Extracted data:
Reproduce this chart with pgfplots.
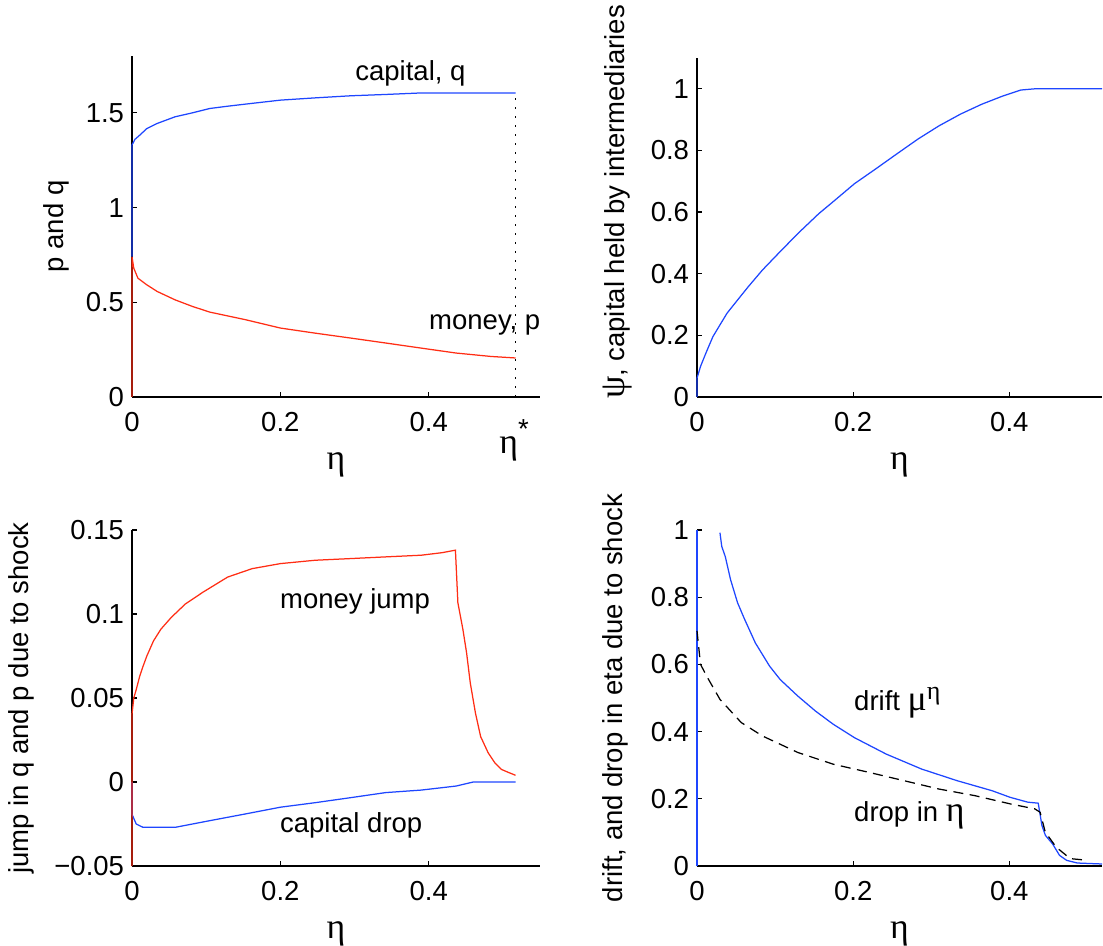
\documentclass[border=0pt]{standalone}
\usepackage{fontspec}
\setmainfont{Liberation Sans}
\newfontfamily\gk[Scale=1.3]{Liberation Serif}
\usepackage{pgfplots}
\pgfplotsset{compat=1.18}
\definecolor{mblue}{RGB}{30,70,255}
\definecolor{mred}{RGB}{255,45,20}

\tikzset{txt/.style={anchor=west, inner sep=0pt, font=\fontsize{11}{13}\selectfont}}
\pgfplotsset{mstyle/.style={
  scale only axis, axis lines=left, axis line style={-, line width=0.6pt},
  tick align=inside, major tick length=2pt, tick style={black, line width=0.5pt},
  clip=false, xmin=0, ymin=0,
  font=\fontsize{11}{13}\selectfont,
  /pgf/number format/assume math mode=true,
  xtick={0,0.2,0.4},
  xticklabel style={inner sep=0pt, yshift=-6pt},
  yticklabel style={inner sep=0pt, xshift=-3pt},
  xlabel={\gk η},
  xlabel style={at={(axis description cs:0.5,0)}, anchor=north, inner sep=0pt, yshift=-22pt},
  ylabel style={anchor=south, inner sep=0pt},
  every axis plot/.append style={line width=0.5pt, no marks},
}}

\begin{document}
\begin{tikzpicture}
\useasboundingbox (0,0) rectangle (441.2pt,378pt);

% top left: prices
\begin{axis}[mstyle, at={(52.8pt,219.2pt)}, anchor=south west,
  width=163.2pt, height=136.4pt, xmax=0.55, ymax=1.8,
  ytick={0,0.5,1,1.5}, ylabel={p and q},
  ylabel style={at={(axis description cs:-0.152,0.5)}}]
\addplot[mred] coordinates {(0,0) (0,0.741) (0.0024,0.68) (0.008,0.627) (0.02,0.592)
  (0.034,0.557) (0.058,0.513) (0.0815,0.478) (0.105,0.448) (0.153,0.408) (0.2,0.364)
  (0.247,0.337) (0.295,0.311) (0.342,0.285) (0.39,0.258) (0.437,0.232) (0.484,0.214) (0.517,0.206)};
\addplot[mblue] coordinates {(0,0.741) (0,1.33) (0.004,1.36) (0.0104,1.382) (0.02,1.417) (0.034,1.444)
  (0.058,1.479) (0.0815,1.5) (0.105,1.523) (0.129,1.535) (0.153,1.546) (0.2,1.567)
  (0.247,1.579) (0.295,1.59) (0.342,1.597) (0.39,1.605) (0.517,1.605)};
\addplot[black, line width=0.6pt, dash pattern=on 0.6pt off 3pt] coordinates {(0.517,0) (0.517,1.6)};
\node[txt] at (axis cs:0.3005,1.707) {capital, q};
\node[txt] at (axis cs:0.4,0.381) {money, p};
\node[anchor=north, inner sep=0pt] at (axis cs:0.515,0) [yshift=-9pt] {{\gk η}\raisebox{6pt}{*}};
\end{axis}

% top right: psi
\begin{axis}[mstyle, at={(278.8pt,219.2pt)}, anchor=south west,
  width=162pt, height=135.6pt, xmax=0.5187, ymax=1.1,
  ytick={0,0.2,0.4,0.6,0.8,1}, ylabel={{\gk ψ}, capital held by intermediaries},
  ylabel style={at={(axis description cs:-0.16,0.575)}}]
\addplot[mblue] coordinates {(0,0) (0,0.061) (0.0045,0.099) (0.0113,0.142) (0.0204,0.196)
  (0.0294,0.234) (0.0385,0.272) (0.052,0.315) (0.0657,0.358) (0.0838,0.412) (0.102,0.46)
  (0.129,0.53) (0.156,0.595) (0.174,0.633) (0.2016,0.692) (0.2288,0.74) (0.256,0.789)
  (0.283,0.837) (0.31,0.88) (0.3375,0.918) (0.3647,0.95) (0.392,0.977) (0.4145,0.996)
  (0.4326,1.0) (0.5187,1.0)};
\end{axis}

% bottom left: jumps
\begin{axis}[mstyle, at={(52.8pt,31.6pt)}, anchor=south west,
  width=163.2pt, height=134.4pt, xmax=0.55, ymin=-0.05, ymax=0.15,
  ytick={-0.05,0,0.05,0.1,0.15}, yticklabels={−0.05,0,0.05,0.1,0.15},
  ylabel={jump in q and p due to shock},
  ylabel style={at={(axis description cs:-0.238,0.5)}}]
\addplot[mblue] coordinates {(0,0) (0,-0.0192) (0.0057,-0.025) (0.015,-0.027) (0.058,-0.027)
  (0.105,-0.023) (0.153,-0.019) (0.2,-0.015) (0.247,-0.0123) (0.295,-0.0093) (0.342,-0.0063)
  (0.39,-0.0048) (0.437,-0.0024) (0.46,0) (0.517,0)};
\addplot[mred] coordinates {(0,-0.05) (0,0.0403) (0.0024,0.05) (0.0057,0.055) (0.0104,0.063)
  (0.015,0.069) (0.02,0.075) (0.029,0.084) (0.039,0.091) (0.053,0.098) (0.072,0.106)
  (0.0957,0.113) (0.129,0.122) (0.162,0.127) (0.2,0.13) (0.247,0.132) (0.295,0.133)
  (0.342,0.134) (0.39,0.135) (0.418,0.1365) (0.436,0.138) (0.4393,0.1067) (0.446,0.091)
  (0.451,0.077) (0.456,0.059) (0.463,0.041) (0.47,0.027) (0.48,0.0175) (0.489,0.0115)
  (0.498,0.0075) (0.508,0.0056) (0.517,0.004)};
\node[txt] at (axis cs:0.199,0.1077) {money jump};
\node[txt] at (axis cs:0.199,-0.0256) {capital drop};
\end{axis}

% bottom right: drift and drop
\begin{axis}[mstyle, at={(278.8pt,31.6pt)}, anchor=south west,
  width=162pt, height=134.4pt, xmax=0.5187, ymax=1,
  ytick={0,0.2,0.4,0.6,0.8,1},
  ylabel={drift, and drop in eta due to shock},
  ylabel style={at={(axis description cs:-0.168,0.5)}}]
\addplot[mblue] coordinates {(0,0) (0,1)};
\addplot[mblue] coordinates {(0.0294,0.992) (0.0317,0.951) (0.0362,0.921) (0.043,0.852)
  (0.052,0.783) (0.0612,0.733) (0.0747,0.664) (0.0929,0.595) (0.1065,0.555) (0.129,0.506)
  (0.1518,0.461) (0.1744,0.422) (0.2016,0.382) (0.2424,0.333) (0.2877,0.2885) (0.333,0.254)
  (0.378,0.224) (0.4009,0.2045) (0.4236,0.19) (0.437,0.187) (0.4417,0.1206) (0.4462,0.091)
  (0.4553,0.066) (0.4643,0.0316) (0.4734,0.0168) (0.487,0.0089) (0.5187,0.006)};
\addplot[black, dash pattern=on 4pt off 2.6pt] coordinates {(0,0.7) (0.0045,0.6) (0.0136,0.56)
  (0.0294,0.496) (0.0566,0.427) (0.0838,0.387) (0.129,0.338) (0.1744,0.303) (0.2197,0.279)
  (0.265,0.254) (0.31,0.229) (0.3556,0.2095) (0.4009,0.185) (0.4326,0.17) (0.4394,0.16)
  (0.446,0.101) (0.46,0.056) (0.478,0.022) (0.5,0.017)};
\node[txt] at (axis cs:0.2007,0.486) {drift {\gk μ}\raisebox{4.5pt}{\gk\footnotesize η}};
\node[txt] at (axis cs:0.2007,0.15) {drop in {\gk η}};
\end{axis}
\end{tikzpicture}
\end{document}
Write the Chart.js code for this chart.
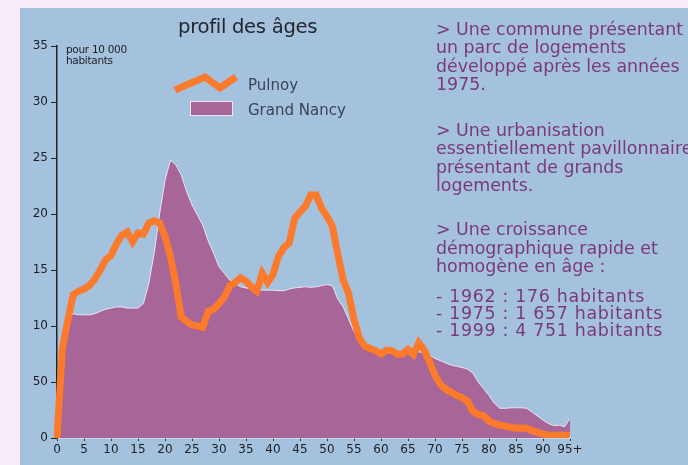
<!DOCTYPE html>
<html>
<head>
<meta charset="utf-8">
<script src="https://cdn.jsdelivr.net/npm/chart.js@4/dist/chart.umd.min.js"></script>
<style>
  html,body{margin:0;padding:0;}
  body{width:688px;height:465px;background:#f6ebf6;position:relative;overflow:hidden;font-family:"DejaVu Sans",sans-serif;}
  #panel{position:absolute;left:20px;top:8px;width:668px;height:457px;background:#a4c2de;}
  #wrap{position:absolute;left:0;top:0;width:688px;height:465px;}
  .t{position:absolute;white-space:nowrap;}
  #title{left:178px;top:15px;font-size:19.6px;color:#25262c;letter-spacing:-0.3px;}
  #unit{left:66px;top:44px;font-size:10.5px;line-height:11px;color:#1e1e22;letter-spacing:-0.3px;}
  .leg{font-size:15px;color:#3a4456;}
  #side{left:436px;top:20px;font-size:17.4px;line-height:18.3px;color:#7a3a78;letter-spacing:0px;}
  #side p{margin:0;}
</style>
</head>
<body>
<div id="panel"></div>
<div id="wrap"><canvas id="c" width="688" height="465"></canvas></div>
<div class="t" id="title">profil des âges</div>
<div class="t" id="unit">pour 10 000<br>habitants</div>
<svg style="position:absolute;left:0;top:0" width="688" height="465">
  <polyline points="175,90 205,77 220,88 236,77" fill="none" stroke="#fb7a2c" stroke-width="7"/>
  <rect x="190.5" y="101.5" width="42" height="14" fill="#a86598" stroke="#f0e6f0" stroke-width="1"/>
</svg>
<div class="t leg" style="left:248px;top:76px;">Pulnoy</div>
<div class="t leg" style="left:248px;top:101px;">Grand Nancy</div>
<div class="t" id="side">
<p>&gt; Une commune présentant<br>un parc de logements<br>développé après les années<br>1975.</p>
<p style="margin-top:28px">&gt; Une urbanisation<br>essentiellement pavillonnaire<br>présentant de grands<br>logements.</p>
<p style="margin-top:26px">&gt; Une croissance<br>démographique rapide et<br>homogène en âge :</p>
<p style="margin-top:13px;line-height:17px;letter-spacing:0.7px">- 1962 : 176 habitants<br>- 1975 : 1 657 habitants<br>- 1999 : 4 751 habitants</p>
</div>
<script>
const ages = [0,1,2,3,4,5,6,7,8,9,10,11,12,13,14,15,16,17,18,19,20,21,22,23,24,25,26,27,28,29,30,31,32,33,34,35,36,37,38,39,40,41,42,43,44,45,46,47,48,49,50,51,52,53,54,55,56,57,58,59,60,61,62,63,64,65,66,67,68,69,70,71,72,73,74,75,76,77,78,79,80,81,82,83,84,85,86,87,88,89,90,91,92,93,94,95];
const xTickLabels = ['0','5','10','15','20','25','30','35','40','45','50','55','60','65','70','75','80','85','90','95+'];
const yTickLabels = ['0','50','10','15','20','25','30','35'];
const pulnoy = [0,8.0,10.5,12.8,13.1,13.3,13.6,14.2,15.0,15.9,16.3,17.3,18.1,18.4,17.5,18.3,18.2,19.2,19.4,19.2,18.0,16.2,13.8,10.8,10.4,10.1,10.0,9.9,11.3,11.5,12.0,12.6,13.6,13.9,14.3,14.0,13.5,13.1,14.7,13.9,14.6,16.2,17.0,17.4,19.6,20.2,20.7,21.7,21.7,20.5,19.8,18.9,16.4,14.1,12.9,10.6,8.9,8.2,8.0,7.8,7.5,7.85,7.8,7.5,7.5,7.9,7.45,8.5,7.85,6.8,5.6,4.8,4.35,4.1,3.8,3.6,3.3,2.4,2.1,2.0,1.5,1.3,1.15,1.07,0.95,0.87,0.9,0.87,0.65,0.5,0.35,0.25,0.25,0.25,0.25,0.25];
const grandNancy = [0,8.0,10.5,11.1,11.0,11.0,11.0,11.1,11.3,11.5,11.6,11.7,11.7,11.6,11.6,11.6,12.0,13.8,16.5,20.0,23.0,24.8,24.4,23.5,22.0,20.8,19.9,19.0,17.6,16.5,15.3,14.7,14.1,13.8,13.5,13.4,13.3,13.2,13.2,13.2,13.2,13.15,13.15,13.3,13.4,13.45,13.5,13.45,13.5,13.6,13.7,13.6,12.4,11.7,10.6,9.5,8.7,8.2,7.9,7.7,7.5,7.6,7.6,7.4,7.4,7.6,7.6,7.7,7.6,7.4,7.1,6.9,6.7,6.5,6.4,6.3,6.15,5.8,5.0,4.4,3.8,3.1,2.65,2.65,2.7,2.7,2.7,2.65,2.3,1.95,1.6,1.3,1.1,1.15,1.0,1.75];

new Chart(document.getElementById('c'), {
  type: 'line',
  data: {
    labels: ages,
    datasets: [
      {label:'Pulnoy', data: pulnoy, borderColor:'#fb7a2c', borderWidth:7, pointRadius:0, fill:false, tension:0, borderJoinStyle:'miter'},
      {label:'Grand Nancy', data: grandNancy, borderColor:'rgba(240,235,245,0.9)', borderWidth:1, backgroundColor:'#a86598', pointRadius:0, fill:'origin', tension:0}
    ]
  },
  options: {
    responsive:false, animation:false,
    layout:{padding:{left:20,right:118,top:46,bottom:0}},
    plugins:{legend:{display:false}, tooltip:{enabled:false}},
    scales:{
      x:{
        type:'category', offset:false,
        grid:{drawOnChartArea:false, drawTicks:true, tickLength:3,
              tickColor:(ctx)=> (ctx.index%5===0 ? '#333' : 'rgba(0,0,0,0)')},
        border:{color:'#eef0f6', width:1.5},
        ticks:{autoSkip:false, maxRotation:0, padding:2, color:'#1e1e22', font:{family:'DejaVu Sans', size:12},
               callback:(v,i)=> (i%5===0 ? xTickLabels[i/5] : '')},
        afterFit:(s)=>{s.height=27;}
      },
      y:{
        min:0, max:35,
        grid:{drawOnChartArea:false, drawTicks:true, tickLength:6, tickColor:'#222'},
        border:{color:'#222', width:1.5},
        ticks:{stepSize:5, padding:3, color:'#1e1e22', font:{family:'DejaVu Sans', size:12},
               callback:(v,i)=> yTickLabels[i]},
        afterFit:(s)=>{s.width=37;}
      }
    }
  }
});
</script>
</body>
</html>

The request: Pictures are excluded; extract exactly the lines from the start of the data through the line that holds "(0,0) rectangle (441.2pt,378pt);", both ends included.

Reply to the exercise:
Reproduce this chart with pgfplots.
\documentclass[border=0pt]{standalone}
\usepackage{fontspec}
\setmainfont{Liberation Sans}
\newfontfamily\gk[Scale=1.3]{Liberation Serif}
\usepackage{pgfplots}
\pgfplotsset{compat=1.18}
\definecolor{mblue}{RGB}{30,70,255}
\definecolor{mred}{RGB}{255,45,20}

\tikzset{txt/.style={anchor=west, inner sep=0pt, font=\fontsize{11}{13}\selectfont}}
\pgfplotsset{mstyle/.style={
  scale only axis, axis lines=left, axis line style={-, line width=0.6pt},
  tick align=inside, major tick length=2pt, tick style={black, line width=0.5pt},
  clip=false, xmin=0, ymin=0,
  font=\fontsize{11}{13}\selectfont,
  /pgf/number format/assume math mode=true,
  xtick={0,0.2,0.4},
  xticklabel style={inner sep=0pt, yshift=-6pt},
  yticklabel style={inner sep=0pt, xshift=-3pt},
  xlabel={\gk η},
  xlabel style={at={(axis description cs:0.5,0)}, anchor=north, inner sep=0pt, yshift=-22pt},
  ylabel style={anchor=south, inner sep=0pt},
  every axis plot/.append style={line width=0.5pt, no marks},
}}

\begin{document}
\begin{tikzpicture}
\useasboundingbox (0,0) rectangle (441.2pt,378pt);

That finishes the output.